Why HHK has maintained its Ton-a-Month food aid program to North Koreans in crisis since 1996…..

Life and death on margins of North Korea society  –AFP  (Korea Herald 8-25-2013)

North Korea’s famine in the 1990s unleashed a Darwinian struggle for survival that swiftly eliminated many of the most vulnerable in an already sharply stratified society, a U.N. panel heard Thursday.

“People are treated without dignity in North Korea ― and in some cases like sub-humans,” said Ji Seong-ho, who was 14 when he lost his hand and left leg trying to steal coal from a moving train during the famine years.
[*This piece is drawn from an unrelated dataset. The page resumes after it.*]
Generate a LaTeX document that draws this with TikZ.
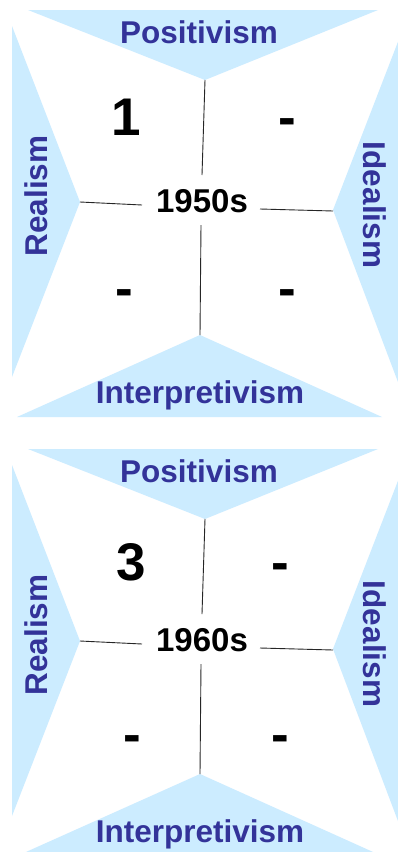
\documentclass[tikz,border=0pt]{standalone}
\usepackage{fontspec}
\setmainfont{Liberation Sans}
\definecolor{triblue}{HTML}{CCECFF}
\definecolor{labblue}{HTML}{333399}
\tikzset{
  tri/.style={fill=triblue, draw=none},
  lab/.style={text=labblue, font=\bfseries\fontsize{31.5}{36}\selectfont, anchor=base, inner sep=0pt},
  yr/.style={text=black, font=\bfseries\fontsize{33}{38}\selectfont, anchor=base, inner sep=0pt},
  num/.style={text=black, font=\bfseries\fontsize{53}{60}\selectfont, anchor=base, inner sep=0pt},
  conn/.style={draw=black!85, line width=0.9pt},
}
\newcommand\drawpanel[2]{%
  % triangles
  \fill[tri] (28,10) -- (378,10) -- (205,80) -- cycle;
  \fill[tri] (12,26) -- (80,202) -- (12,377) -- cycle;
  \fill[tri] (401,34) -- (333,210) -- (401,390) -- cycle;
  \fill[tri] (17,417) -- (382,417) -- (200,335) -- cycle;
  % labels
  \node[lab] (#1-pos) at (199,43) {Positivism};
  \node[lab] (#1-int) at (200,403) {Interpretivism};
  \node[lab, rotate=90] (#1-real) at (47,196) {Realism};
  \node[lab, rotate=-90] (#1-ideal) at (363,205) {Idealism};
  \node[yr] (#1-yr) at (202,212) {#2};
  % connector ends
  \coordinate (#1-at) at (205,80);
  \coordinate (#1-al) at (80,202);
  \coordinate (#1-ar) at (333,211);
  \coordinate (#1-ab) at (200,335);
  \coordinate (#1-yt) at (202,175);
  \coordinate (#1-yl) at (142,205);
  \coordinate (#1-yrr) at (260,209);
  \coordinate (#1-yb) at (201,225);
  \draw[conn] (#1-at) -- (#1-yt);
  \draw[conn] (#1-al) -- (#1-yl);
  \draw[conn] (#1-yrr) -- (#1-ar);
  \draw[conn] (#1-yb) -- (#1-ab);
}
\begin{document}
\begin{tikzpicture}[x=1pt, y=-1pt]
  \useasboundingbox (0,0) rectangle (398,852);
  \clip (0,0) rectangle (398,852);
  \fill[white] (0,0) rectangle (398,852);
  \begin{scope}
    \drawpanel{p1}{1950s}
    \node[num] (p1-q1) at (126,135) {1};
    \node[num] (p1-q2) at (287,135) {-};
    \node[num] (p1-q3) at (124,306) {-};
    \node[num] (p1-q4) at (287,306) {-};
  \end{scope}
  \begin{scope}[shift={(0,439)}]
    \drawpanel{p2}{1960s}
  \end{scope}
  \node[num] (p2-q1) at (131,580) {3};
  \node[num] (p2-q2) at (280,580) {-};
  \node[num] (p2-q3) at (132,752) {-};
  \node[num] (p2-q4) at (280,752) {-};
\end{tikzpicture}
\end{document}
Ji, now 31, was one of a number of North Korean defectors called to testify before a U.N. Commission of Inquiry into human rights in North Korea that is currently holding hearings in Seoul.

The North, which strongly denies allegations of rights abuses, has refused to recognize the commission and barred its members from visiting the country.

Ji said mentally and physically disabled people faced widespread social and official discrimination in North Korea, where they are judged as being of “no use” to society.

“When I was young, before my accident, I admit I used to make fun of adults with disabilities,” he said.

During the 1994-98 famine, which saw hundreds of thousands starve to death, ordinary North Koreans had to focus all their energies on scavenging to stay alive.

Food was so scarce that there was little to share and those who could not fend for themselves ― the very young, the elderly, the disabled ― were at particular risk.

“We had disabled people in our town, but by the time the food situation had begun to improve slightly in the late 1990s, we didn’t see them any more, meaning they must have died,” Ji said.

In March 1996 he was attempting to steal coal from a train to sell for food when he fell under the wheels, severing his left hand and leg.

“It was only then I realized how loud I could scream,” said Ji, who was taken to hospital and operated on without morphine or general anesthetic.